# 771-Signal loss on the off-air tuner...(792)



## tomlin (Nov 8, 2009)

I'm getting the "_771_-_Signal loss on the off_-_air tuner_...(_792_)" error on BOTH my HR24s (w/ AM21s). If I disconnect the coax from the AM21 and connect it directly to the TV, I get all my locals fine, so it isn't the antenna. I've tried the red button reboot and redoing the Antenna Setup to no avail.


----------



## coolman302003 (Jun 2, 2008)

Your AM21's might be toast OR your antenna reception is not sufficient enough for the (AM21) off-air tuners.

Has the AM21 worked in the past with your antenna?

Did you change/move location of your antenna?

*Error 792* Antenna Problem: Loss of signal from over-the-air antenna.


----------



## coolman302003 (Jun 2, 2008)

I had an AM21N that died a few months back and I tried it on multiple receivers. Didn't work and the signal strength screen would show 7% strength briefly at times then go to 0%. It stopped working after a thunderstorm. 

Anyway, I replaced the AM21N several weeks ago and the new one works fine. I believe I was receiving the same OSD message as you were on the one that died. It died right at the 2 year old mark.


----------



## HoTat2 (Nov 16, 2005)

Have an AM21N on an HR21 that did this recently after a firmware update.

RBR, disconnecting then reconnecting the AM21N, etc. didn't work either.

Finally, this worked. 

First reset all the OTA channels,
Then power down both the AM21N and DVR (that is pull the plugs to both ).

Disconnect the AM21N from the loop.

Power up only the DVR and make sure all OTA channels are gone.

Pull the plug on the DVR again. Reconnect the AM21N to the loop, then power the combination back up and (hopefully) the DVR will detect the AM21N anew.

Run the OTA setup and the channels should be back.

A PITA having to do this on two DVRs I know, but give it a try anyway. What have you got to lose?


----------



## tomlin (Nov 8, 2009)

Thanks for replying you two. Let me try HoTat2's suggestion. I can't believe BOTH AM21s would go out at the same time. They both worked 1 day and didn't the next. It DID happen during a thunderstorm though. We watch a sub channel (8.3) OTA during bad weather when the DTV signal is gone due to rain fade. 8.3 is a NOAA weather channel.

Thanks again.


----------



## slice1900 (Feb 14, 2013)

I've seen problems on receivers (as well as once on a plasma TV) that were fixed by completely draining the capacitors in the device. When an H20-100 has this problem it manifests by it losing the ability to get signal on 99/103 (101/110/119 are fine) and once by causing it to lose the ability to tune OTA. If you have a device with an actual power on/off this is easy to do as you can unplug it, try to turn it on/off a few times, then let it sit for an hour.
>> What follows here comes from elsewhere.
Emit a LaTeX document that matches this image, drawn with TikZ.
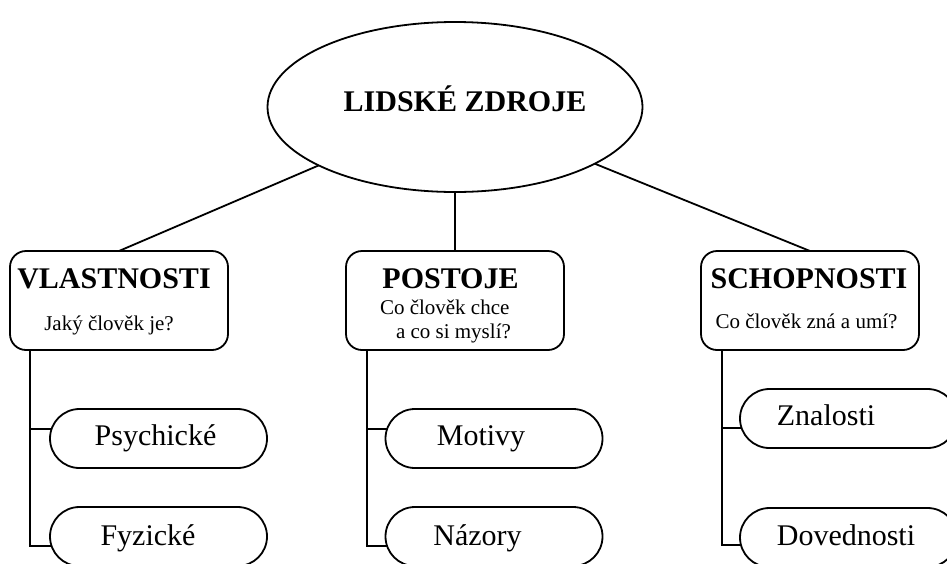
\documentclass[tikz,border=0pt]{standalone}
\usepackage{fontspec}
\setmainfont{Liberation Serif}
\usetikzlibrary{shapes.geometric,shapes.misc}
\begin{document}
\begin{tikzpicture}[x=1pt,y=-1pt,
  line width=1.8pt,
  every node/.style={inner sep=0pt, outer sep=0pt},
  hubshape/.style={draw, ellipse, minimum width=375pt, minimum height=170pt},
  groupbox/.style={draw, rectangle, rounded corners=16pt, minimum width=218pt, minimum height=99pt},
  leafpill/.style={draw, rounded rectangle, minimum width=217pt, minimum height=59pt},
  headtext/.style={font=\bfseries\fontsize{30}{36}\selectfont, anchor=base},
  asktext/.style={font=\fontsize{21}{24}\selectfont, anchor=base},
  leaftext/.style={font=\fontsize{30}{36}\selectfont, anchor=base},
]
\useasboundingbox (0,0) rectangle (947,563);

% central topic
\node[hubshape] (lz) at (455,107) {};
\node[headtext] (lztext) at (465,111) {LIDSKÉ ZDROJE};

% three groups
\node[groupbox] (v) at (119,300.5) {};
\node[headtext] (vtitle) at (114,288) {VLASTNOSTI};
\node[asktext] (vask) at (109,330) {Jaký člověk je?};

\node[groupbox] (p) at (455,300.5) {};
\node[headtext] (ptitle) at (450.5,288) {POSTOJE};
\node[asktext, anchor=base west] (pask1) at (380,314) {Co člověk chce};
\node[asktext, anchor=base west] (pask2) at (396,338) {a co si myslí?};

\node[groupbox] (s) at (810,300.5) {};
\node[headtext] (stitle) at (809,288) {SCHOPNOSTI};
\node[asktext] (sask) at (806.5,328) {Co člověk zná a umí?};

% leaves
\node[leafpill] (psy) at (158.5,438.5) {};
\node[leaftext] (psytext) at (155.5,445) {Psychické};
\node[leafpill] (fyz) at (158.5,536.5) {};
\node[leaftext] (fyztext) at (148,545) {Fyzické};

\node[leafpill] (mot) at (494,438.5) {};
\node[leaftext] (mottext) at (481,445) {Motivy};
\node[leafpill] (naz) at (494,536.5) {};
\node[leaftext] (naztext) at (477.5,545) {Názory};

\node[leafpill] (zn) at (848.5,418.5) {};
\node[leaftext] (zntext) at (826,425) {Znalosti};
\node[leafpill] (dov) at (848.5,537.5) {};
\node[leaftext] (dovtext) at (846,545) {Dovednosti};

% connectors from the topic to the groups
\draw (lz) -- (v.north);
\draw (lz) -- (p.north);
\draw (lz) -- (s.north);

% stems from the groups to their leaves
\coordinate (vstem) at ([xshift=20pt]v.south west);
\coordinate (pstem) at ([xshift=21pt]p.south west);
\coordinate (sstem) at ([xshift=21pt]s.south west);
\draw (vstem) |- (psy.175);
\draw (vstem) |- (fyz.185);
\draw (pstem) |- (mot.175);
\draw (pstem) |- (naz.185);
\draw (sstem) |- (zn.185.5);
\draw (sstem) |- (dov.184.5);
\end{tikzpicture}
\end{document}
Unfortunately the AM21s don't have that, so you'd have to do it the slow way, by unplugging them for days to let the charge dissipate on its own.

If HoTat2's suggestion doesn't work, try unplugging them and leaving them unplugged for a few days. After that time, try one, if it doesn't work continue the leave the other unplugged for a week. Hopefully that should be long enough, but you never can tell how long it takes a cap to drain, a cap that is high power or leaks slowly can take months.

If you or someone you know knows what you're doing electronics-wise you could try opening it up and manually discharging the caps as that would be much faster!

No guarantees this is the problem, but since they don't work now you've got nothing to lose. Even if you end up replacing them, I'd keep these two around for a few months in storage, then bring them out one day and see if they work. If they do, you have spares or can sell them. If not, http://directv.com/recycle


----------



## tomlin (Nov 8, 2009)

HoTat2 said:


> Have an AM21N on an HR21 that did this recently after a firmware update.
> 
> RBR, disconnecting then reconnecting the AM21N, etc. didn't work either.
> 
> ...


This worked!!

Thanks all.


----------